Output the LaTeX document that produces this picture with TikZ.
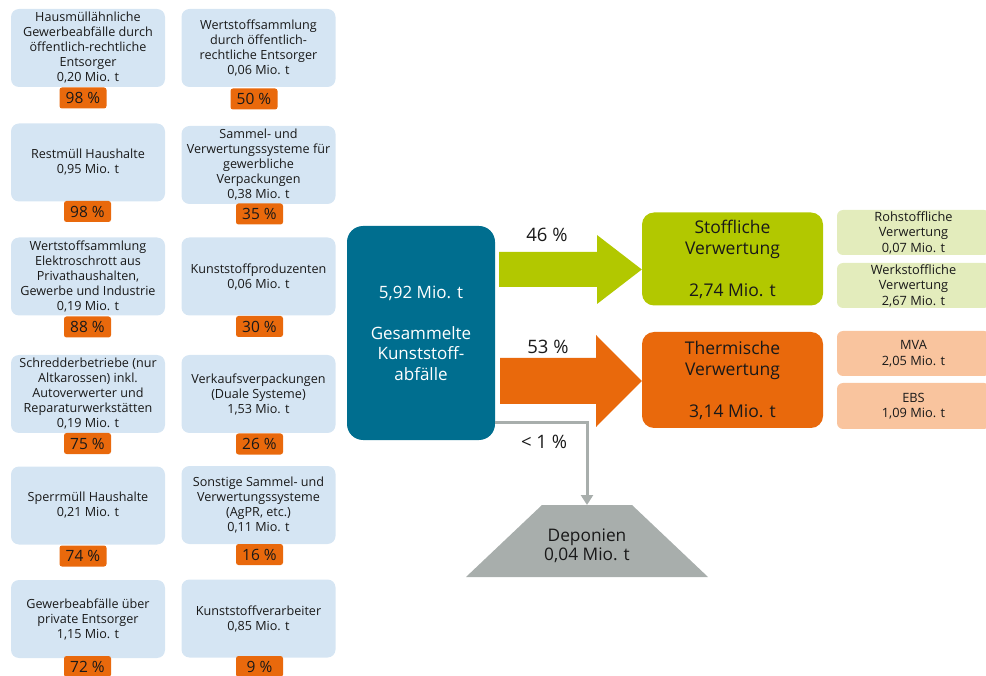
\documentclass[tikz,border=0pt]{standalone}
\usepackage{fontspec}
\setmainfont{Open Sans}
\usetikzlibrary{arrows.meta}
\definecolor{lblue}{RGB}{213,229,243}
\definecolor{obadge}{RGB}{233,105,12}
\definecolor{teal}{RGB}{0,110,143}
\definecolor{lgreen}{RGB}{178,200,0}
\definecolor{pgreen}{RGB}{227,236,188}
\definecolor{porange}{RGB}{249,196,158}
\definecolor{greyc}{RGB}{168,174,172}
\definecolor{txt}{RGB}{25,25,25}
\tikzset{
  srcbox/.style={fill=lblue, rounded corners=8pt, minimum width=154pt, minimum height=78pt, inner sep=0pt, align=center, text=txt, font=\fontsize{12.6}{15}\selectfont},
  badge/.style={fill=obadge, rounded corners=2.5pt, minimum width=47pt, minimum height=21pt, inner sep=0pt, text=txt, font=\fontsize{15.5}{18}\selectfont},
  bigbox/.style={rounded corners=12pt, minimum width=181pt, minimum height=93pt, inner sep=0pt, align=center, text=txt, font=\fontsize{17.5}{21}\selectfont},
  subbox/.style={rounded corners=6pt, minimum width=153pt, minimum height=45pt, inner sep=0pt, align=center, text=txt, font=\fontsize{12.8}{15.5}\selectfont},
  pctlabel/.style={font=\fontsize{18.5}{21}\selectfont, text=txt, inner sep=0pt},
}
\begin{document}
\begin{tikzpicture}[x=1pt,y=-1pt]
\useasboundingbox (0,0) rectangle (986,676);
% source boxes, column 1
\node[srcbox] (a1) at (88,48) {Hausmüllähnliche\\Gewerbeabfälle durch\\öffentlich-rechtliche\\Entsorger\\0,20 Mio. t};
\node[srcbox] (a2) at (88,162.5) {Restmüll Haushalte\\0,95 Mio. t};
\node[srcbox] (a3) at (88,276.5) {Wertstoffsammlung\\Elektroschrott aus\\Privathaushalten,\\Gewerbe und Industrie\\0,19 Mio. t};
\node[srcbox] (a4) at (88,394) {Schredderbetriebe (nur\\Altkarossen) inkl.\\Autoverwerter und\\Reparaturwerkstätten\\0,19 Mio. t};
\node[srcbox] (a5) at (88,505.5) {Sperrmüll Haushalte\\0,21 Mio. t};
\node[srcbox] (a6) at (88,619) {Gewerbeabfälle über\\private Entsorger\\1,15 Mio. t};
% column 2
\node[srcbox] (b1) at (258.5,48) {Wertstoffsammlung\\durch öffentlich-\\rechtliche Entsorger\\0,06 Mio. t};
\node[srcbox] (b2) at (258.5,165) {Sammel- und\\Verwertungssysteme für\\gewerbliche\\Verpackungen\\0,38 Mio. t};
\node[srcbox] (b3) at (258.5,276.5) {Kunststoffproduzenten\\0,06 Mio. t};
\node[srcbox] (b4) at (258.5,394) {Verkaufsverpackungen\\(Duale Systeme)\\1,53 Mio. t};
\node[srcbox] (b5) at (258.5,505) {Sonstige Sammel- und\\Verwertungssysteme\\(AgPR, etc.)\\0,11 Mio. t};
\node[srcbox] (b6) at (258.5,618.5) {Kunststoffverarbeiter\\0,85 Mio. t};
% badges
\node[badge] (pa1) at (83,98) {98 \%};
\node[badge] (pa2) at (87.5,211.5) {98 \%};
\node[badge] (pa3) at (87.5,327) {88 \%};
\node[badge] (pa4) at (87.5,443.5) {75 \%};
\node[badge] (pa5) at (83,556) {74 \%};
\node[badge] (pa6) at (87.5,666.5) {72 \%};
\node[badge] (pb1) at (254,99) {50 \%};
\node[badge] (pb2) at (259.5,214) {35 \%};
\node[badge] (pb3) at (259.5,326.5) {30 \%};
\node[badge] (pb4) at (259.5,444) {26 \%};
\node[badge] (pb5) at (259.5,554.5) {16 \%};
\node[badge] (pb6) at (259.5,666.5) {9 \%};
% central box
\node[fill=teal, rounded corners=16pt, minimum width=148pt, minimum height=214pt, inner sep=0pt, align=center, text=white, font=\fontsize{17}{20.5}\selectfont] (c) at (421,333) {5,92 Mio. t\\[20.5pt]Gesammelte\\Kunststoff-\\abfälle};
% targets
\node[bigbox, fill=lgreen] (st) at (732.5,259) {Stoffliche\\Verwertung\\[21pt]2,74 Mio. t};
\node[bigbox, fill=obadge, minimum height=96pt] (th) at (732.5,380) {Thermische\\Verwertung\\[21pt]3,14 Mio. t};
\node[subbox, fill=pgreen] (r1) at (913.5,232.5) {Rohstoffliche\\Verwertung\\0,07 Mio. t};
\node[subbox, fill=pgreen] (r2) at (913.5,285.5) {Werkstoffliche\\Verwertung\\2,67 Mio. t};
\node[subbox, fill=porange] (r3) at (913.5,353.5) {MVA\\2,05 Mio. t};
\node[subbox, fill=porange, minimum height=46pt] (r4) at (913.5,406) {EBS\\1,09 Mio. t};
% arrows
\fill[lgreen] (499,252) -- (597,252) -- (597,235) -- (st.west |- 0,269.5) -- (597,304) -- (597,287) -- (499,287) -- cycle;
\fill[obadge] (500,358) -- (596,358) -- (596,335) -- (th.west |- 0,381) -- (596,427) -- (596,404) -- (500,404) -- cycle;
\node[pctlabel] (l46) at (547,235) {46 \%};
\node[pctlabel] (l53) at (548,347) {53 \%};
\node[pctlabel] (l1) at (544,442) {< 1 \%};
% landfill
\fill[greyc] (542,505) -- (632,505) -- (708,577) -- (466,577) -- cycle;
\coordinate (deptop) at (587,505);
\node[align=center, inner sep=0pt, text=txt, font=\fontsize{17.3}{19.5}\selectfont] (dep) at (587,546) {Deponien\\0,04 Mio. t};
\draw[greyc, line width=3pt, -{Triangle[width=12pt,length=10pt]}] (c.east |- 0,423) -| (deptop);
\end{tikzpicture}
\end{document}
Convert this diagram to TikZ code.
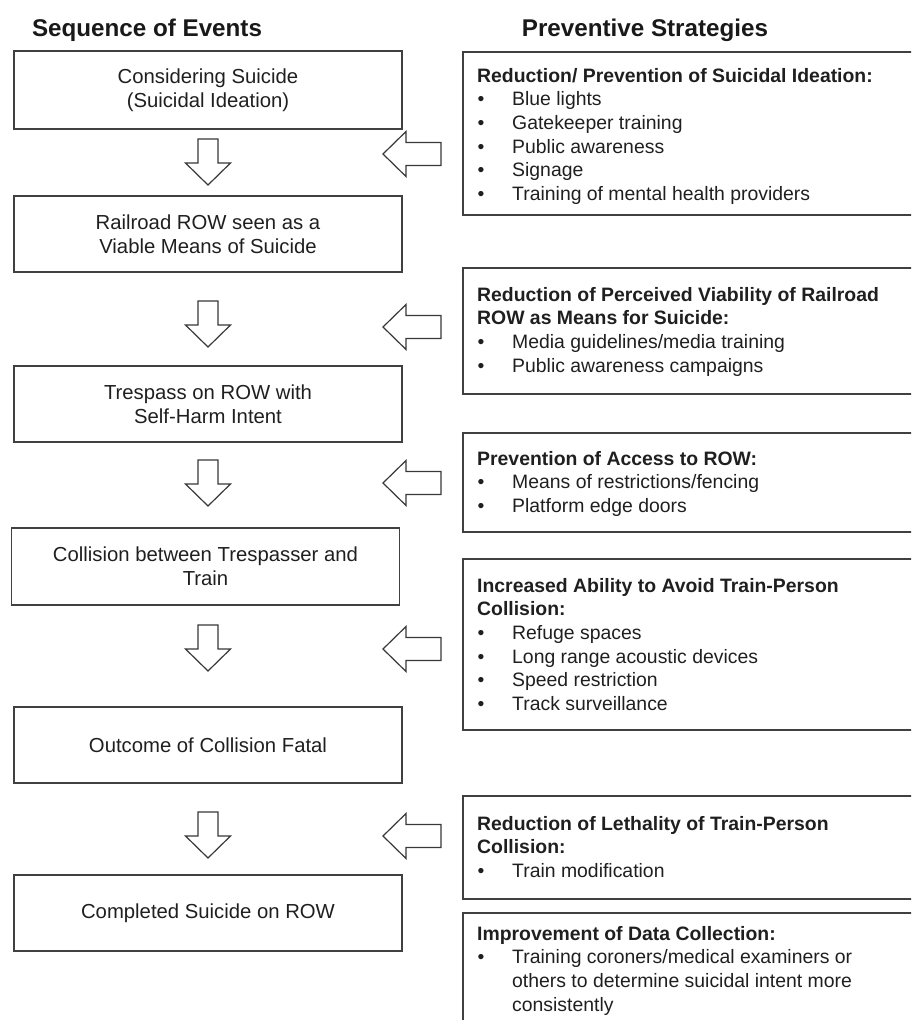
\documentclass[tikz,border=0pt]{standalone}
\usepackage{fontspec}
\setmainfont{Liberation Sans}
\newcommand\bul{\makebox[35pt][l]{\hspace{0.5pt}\textbullet}}
\newcommand\fst{\rule{0pt}{15pt}}
\begin{document}
\begin{tikzpicture}[x=1pt,y=-1pt,
  lbox/.style={draw=black!75, line width=1.5pt, minimum width=388pt, minimum height=76pt, inner sep=0pt, align=center, font=\fontsize{20.3}{23.6}\selectfont, text=black!88},
  rbox/.style={draw=black!75, line width=1.5pt, anchor=north west, minimum width=470pt, inner sep=0pt},
  rtext/.style={anchor=north west, inner sep=0pt, align=left, font=\fontsize{19.4}{23.6}\selectfont, text=black!88},
  ttl/.style={anchor=base, inner sep=0pt, font=\bfseries\fontsize{24.2}{28}\selectfont, text=black!90},
  blk/.style={draw=black!78, line width=1.2pt, fill=white, line join=miter},
  downarrow/.pic={\draw[blk] (-10,0) -- (10,0) -- (10,24) -- (22.5,24) -- (0,46) -- (-22.5,24) -- (-10,24) -- cycle;},
  leftarrow/.pic={\draw[blk] (0,0) -- (23,-22.5) -- (23,-11.5) -- (58,-11.5) -- (58,11.5) -- (23,11.5) -- (23,22.5) -- cycle;}
]
\useasboundingbox (0,0) rectangle (911,1020);
\clip (0,0) rectangle (911,1020);

% titles
\node[ttl] (h1) at (147,36) {Sequence of Events};
\node[ttl] (h2) at (645,36) {Preventive Strategies};

% sequence of events
\node[lbox, minimum height=78pt] (e1) at (208,90) {Considering Suicide\\(Suicidal Ideation)};
\node[lbox] (e2) at (208,234) {Railroad ROW seen as a\\Viable Means of Suicide};
\node[lbox] (e3) at (208,404) {Trespass on ROW with\\Self-Harm Intent};
\node[lbox, minimum height=77pt] (e4) at (205.5,566.5) {Collision between Trespasser and\\Train};
\node[lbox] (e5) at (208,745) {Outcome of Collision Fatal};
\node[lbox] (e6) at (208,913) {Completed Suicide on ROW};

% down arrows
\pic (d1) at (208,139) {downarrow};
\pic (d2) at (208,301) {downarrow};
\pic (d3) at (208,460) {downarrow};
\pic (d4) at (208,625) {downarrow};
\pic (d5) at (208,812) {downarrow};

% left arrows
\pic (a1) at (383,154) {leftarrow};
\pic (a2) at (383,327) {leftarrow};
\pic (a3) at (383,483) {leftarrow};
\pic (a4) at (383,649) {leftarrow};
\pic (a5) at (383,836) {leftarrow};

% strategy boxes
\node[rbox, minimum height=163pt] (r1) at (462,51) {};
\node[rbox, minimum height=126pt] (r2) at (462,267) {};
\node[rbox, minimum height=99pt] (r3) at (462,432) {};
\node[rbox, minimum height=171pt] (r4) at (462,558) {};
\node[rbox, minimum height=103pt] (r5) at (462,795) {};
\node[rbox, minimum height=140pt] (r6) at (462,912) {};

\node[rtext] (t1) at (477,67) {\fst\textbf{Reduction/ Prevention of Suicidal Ideation:}\\
\bul Blue lights\\
\bul Gatekeeper training\\
\bul Public awareness\\
\bul Signage\\
\bul Training of mental health providers};

\node[rtext] (t2) at (477,286) {\fst\textbf{Reduction of Perceived Viability of Railroad}\\
\textbf{ROW as Means for Suicide:}\\
\bul Media guidelines/media training\\
\bul Public awareness campaigns};

\node[rtext] (t3) at (477,450) {\fst\textbf{Prevention of Access to ROW:}\\
\bul Means of restrictions/fencing\\
\bul Platform edge doors};

\node[rtext] (t4) at (477,577) {\fst\textbf{Increased Ability to Avoid Train-Person}\\
\textbf{Collision:}\\
\bul Refuge spaces\\
\bul Long range acoustic devices\\
\bul Speed restriction\\
\bul Track surveillance};

\node[rtext] (t5) at (477,815) {\fst\textbf{Reduction of Lethality of Train-Person}\\
\textbf{Collision:}\\
\bul Train modification};

\node[rtext] (t6) at (477,925) {\fst\textbf{Improvement of Data Collection:}\\
\bul Training coroners/medical examiners or\\
\hspace*{35pt}others to determine suicidal intent more\\
\hspace*{35pt}consistently};
\end{tikzpicture}
\end{document}
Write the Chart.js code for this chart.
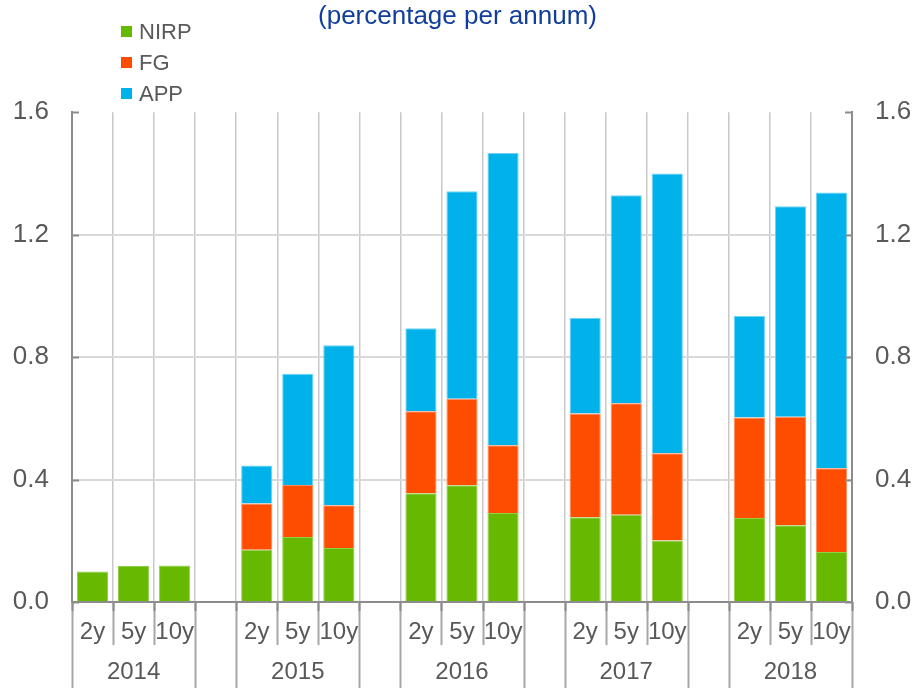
<!DOCTYPE html>
<html>
<head>
<meta charset="utf-8">
<script src="https://cdn.jsdelivr.net/npm/chart.js@4/dist/chart.umd.min.js"></script>
<style>
  body { margin: 0; background: #fff; }
  #wrap { position: relative; width: 915px; height: 688px; }
  #legend { position: absolute; left: 121px; top: 16px; font-family: "Liberation Sans", Arial, sans-serif; font-size: 22px; color: #595959; }
  #legend div { height: 31px; line-height: 31px; display: flex; align-items: center; }
  #legend span.box { width: 11px; height: 11px; margin-right: 7px; display: inline-block; }
</style>
</head>
<body>
<div id="wrap">
  <canvas id="chart"></canvas>
  <div id="legend"></div>
</div>
<script>
// du lieu doc tu hinh
const years = ["2014", "2015", "2016", "2017", "2018"];
const maturities = ["2y", "5y", "10y"];
// moi nam: 2y, 5y, 10y
const nirp = [0.100, 0.118, 0.119, 0.171, 0.212, 0.176, 0.355, 0.381, 0.291, 0.277, 0.285, 0.201, 0.274, 0.251, 0.163];
const fg = [null, null, null, 0.151, 0.170, 0.140, 0.268, 0.283, 0.221, 0.339, 0.364, 0.285, 0.329, 0.354, 0.274];
const app = [null, null, null, 0.124, 0.364, 0.523, 0.271, 0.678, 0.955, 0.312, 0.680, 0.914, 0.331, 0.688, 0.901];
const yTicks = [0, 0.4, 0.8, 1.2, 1.6];

// them o trong giua cac nam
function toSlots(vals) {
    let out = [];
    years.forEach((yr, i) => {
        if (i > 0) out.push(null);
        maturities.forEach((m, j) => out.push(vals[i * 3 + j]));
    });
    return out;
}

let labels = [];
let gapSlots = [];
years.forEach((yr, i) => {
    if (i > 0) { gapSlots.push(labels.length); labels.push(""); }
    maturities.forEach((m, j) => labels.push(j === 1 ? [m, yr] : m));
});

const datasets = [
    { label: "NIRP", data: toSlots(nirp), backgroundColor: "#66b800", borderColor: "#8fd04a" },
    { label: "FG", data: toSlots(fg), backgroundColor: "#ff4d00", borderColor: "#ff8a5a" },
    { label: "APP", data: toSlots(app), backgroundColor: "#00b2e9", borderColor: "#6fd3f5" },
];

// ve duong phan cach duoi truc x va vach truc y
const separators = {
    id: "separators",
    afterDraw(chart) {
        const { ctx, chartArea, scales } = chart;
        const x = scales.x;
        const n = labels.length;
        const step = x.getPixelForValue(1) - x.getPixelForValue(0);
        ctx.save();
        for (let i = 0; i <= n; i++) {
            const px = Math.round(x.getPixelForValue(i) - step / 2) + 0.5;
            const full = i === 0 || i === n || gapSlots.includes(i) || gapSlots.includes(i - 1);
            ctx.strokeStyle = "#a6a6a6";
            ctx.lineWidth = 2;
            ctx.beginPath();
            ctx.moveTo(px, chartArea.bottom);
            ctx.lineTo(px, full ? chart.height : chartArea.bottom + 43);
            ctx.stroke();
            ctx.strokeStyle = "#8c8c8c";
            ctx.beginPath();
            ctx.moveTo(px, chartArea.bottom);
            ctx.lineTo(px, chartArea.bottom + 9);
            ctx.stroke();
        }
        // vach nho huong vao trong
        ctx.strokeStyle = "#8c8c8c";
        ctx.lineWidth = 2;
        yTicks.forEach((v) => {
            const py = Math.round(scales.y.getPixelForValue(v)) + 0.5;
            ctx.beginPath();
            ctx.moveTo(chartArea.left, py);
            ctx.lineTo(chartArea.left + 7, py);
            ctx.moveTo(chartArea.right, py);
            ctx.lineTo(chartArea.right - 7, py);
            ctx.stroke();
        });
        ctx.restore();
    },
};

const tickFont = { family: "Liberation Sans", size: 26 };

const chart = new Chart(document.getElementById("chart"), {
    type: "bar",
    data: {
        labels: labels,
        datasets: datasets.map((d) => ({
            ...d,
            borderWidth: 1,
            barPercentage: 0.76,
            categoryPercentage: 1,
        })),
    },
    options: {
        responsive: true,
        maintainAspectRatio: false,
        animation: false,
        layout: { padding: 0 },
        plugins: {
            legend: { display: false },
            tooltip: { enabled: false },
            title: {
                display: true,
                text: "(percentage per annum)",
                color: "#113d9c",
                font: { family: "Liberation Sans", size: 26, weight: "normal", lineHeight: 1.2 },
                padding: { top: 1, bottom: 80 },
            },
        },
        scales: {
            x: {
                stacked: true,
                grid: { color: "#c8c8c8", lineWidth: 1.5, drawTicks: false },
                border: { color: "#8c8c8c", width: 2 },
                ticks: {
                    color: "#595959",
                    font: { family: "Liberation Sans", size: 24, lineHeight: 40 / 24 },
                    padding: 10,
                    maxRotation: 0,
                    autoSkip: false,
                },
                afterFit: (s) => { s.height = 86; },
            },
            y: {
                stacked: true,
                min: 0,
                max: 1.6,
                afterBuildTicks: (s) => { s.ticks = yTicks.map((v) => ({ value: v })); },
                grid: {
                    color: (c) => (c.tick && c.tick.value > 0 && c.tick.value < 1.6 ? "#d9d9d9" : "rgba(0,0,0,0)"),
                    lineWidth: 2,
                    drawTicks: false,
                },
                border: { color: "#8c8c8c", width: 2 },
                ticks: { color: "#595959", font: tickFont, padding: 23, callback: (v) => Number(v).toFixed(1) },
                afterFit: (s) => { s.width = 72; },
            },
            y2: {
                position: "right",
                min: 0,
                max: 1.6,
                afterBuildTicks: (s) => { s.ticks = yTicks.map((v) => ({ value: v })); },
                grid: { display: false, drawTicks: false },
                border: { display: true, color: "#8c8c8c", width: 2 },
                ticks: { color: "#595959", font: tickFont, padding: 23, callback: (v) => Number(v).toFixed(1) },
                afterFit: (s) => { s.width = 63; },
            },
        },
    },
    plugins: [separators],
});

// chu thich
const legendEl = document.getElementById("legend");
datasets.forEach((d) => {
    const row = document.createElement("div");
    row.innerHTML = `<span class="box" style="background:${d.backgroundColor}"></span>${d.label}`;
    legendEl.appendChild(row);
});
</script>
</body>
</html>
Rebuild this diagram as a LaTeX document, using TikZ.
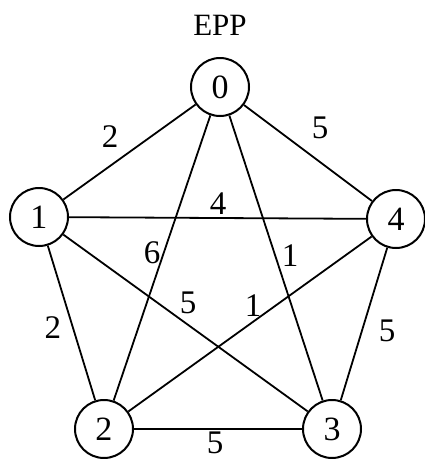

## Written request
Isolate the lines that hold the word "code" and copy all of them.

## Response to this task
Convert this diagram to TikZ code.
Write the Chart.js code for this chart.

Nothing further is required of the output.